In prior art passive optical systems, concentration typically leads to the requirement of mechanical tracking. The roots for this causation are of fundamental physical nature, and can be outlined as follows: Concentration in the spatial domain comes at the expense of an expansion in the angular domain. This is mandated by principles of conservation of phase space (i.e., Etendue). The concentration sought from a solar concentrator is a concentration in the spatial domain: The energy intercepted at a large area aperture is coupled to a small area receiver (photovoltaic or thermal) having a surface area that is smaller by a factor Cg. This causes the solid angle subtended by the incoming radiation to expand by the incoming radiation to expand by approximately the same factor (modified by the refractive index contrast and projection direction) before it reaches the smaller receiver. However, the solid angle from which a receiver can accept light is typically limited to 2π2 (hemispherical space) or in some cases to the absolute limit of the full sphere at 4π2. This limits the solid angle from which a concentrator can efficiently accept incoming radiation at its input. However, even direct sunlight originates over the course of year from within a significant portion of the sky hemisphere. The acceptance solid angle starts to become restricted to a solid angle zone narrower than this even for very low spatial concentration factors Cg, e.g. 3×. This can be improved upon by optimizing for the particular angular intensity distribution, but passive static systems beyond 10× concentration are impractical on earth.

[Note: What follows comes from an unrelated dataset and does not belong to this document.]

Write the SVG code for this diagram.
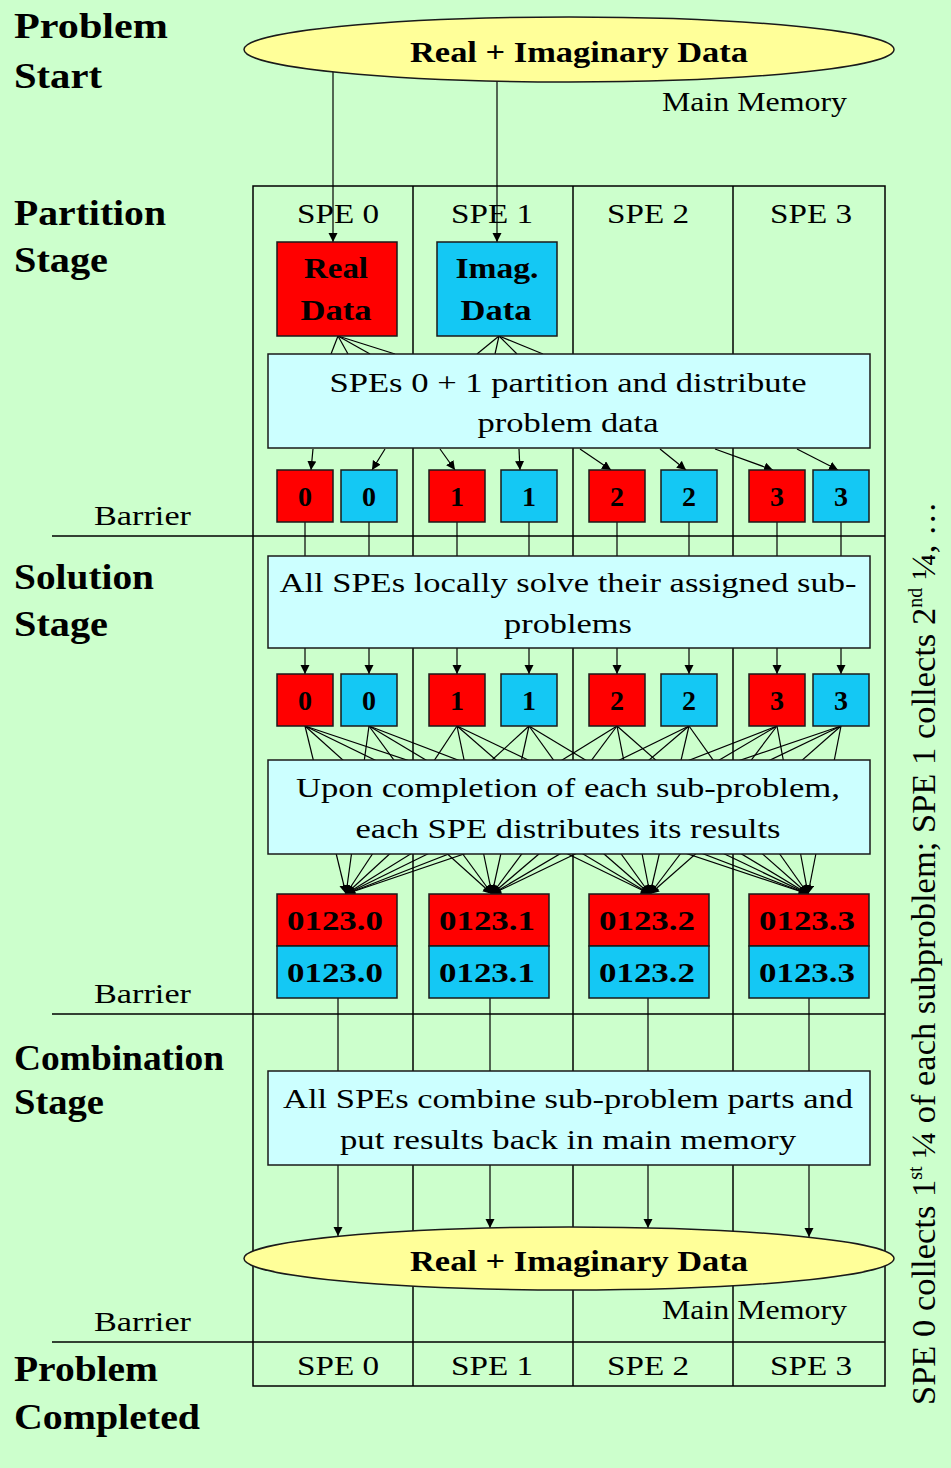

It should be noted that the direct sunlight itself subtends only a very small solid angle at any given time. Based on this, prior art systems are able to efficiently reach higher concentration factors by going from static (untracked) systems to tracked concentrators. These tracking systems keep the relative angular position between the sun and the concentrator substantially constant in one or two of the angular dimensions; typically by mechanical movement of the systems. Mechanical tracking systems add installation cost, maintenance cost, reliability concerns, windloading problems and other disadvantages to the system. A system that achieves higher concentration factors than static concentrators without mechanical tracking is therefore highly desirable.
Luminescent Solar Concentrators in the Prior Art
A Luminescent Solar Concentrator (LSC) allows concentration without tracking of both diffuse and direct radiation and have been described in the prior art. LSCs overcome the single wavelength Etendue limits that constrain passive optical concentrators by subjecting each photon to a downward shift in energy (towards longer wavelength), e.g. via a fluorescence process. The photon energy difference is required for compliance with the governing thermodynamic principles and enables concentration factors well beyond the domain to which static concentrators are limited otherwise.
Luminescent Concentrators (LSCs) are designed to achieve a result similar to the present invention (concentration without tracking), but via a very different route: To capture the incident light, they rely on luminescent materials. The present invention does not rely on luminescent materials, but instead uses a self adaptive strategy with materials that are optically passive. After the emitted light (or scattered light respectively) is captured by total internal reflection in the lightguide, the same broad range of options to outcouple and utilize it are applicable again.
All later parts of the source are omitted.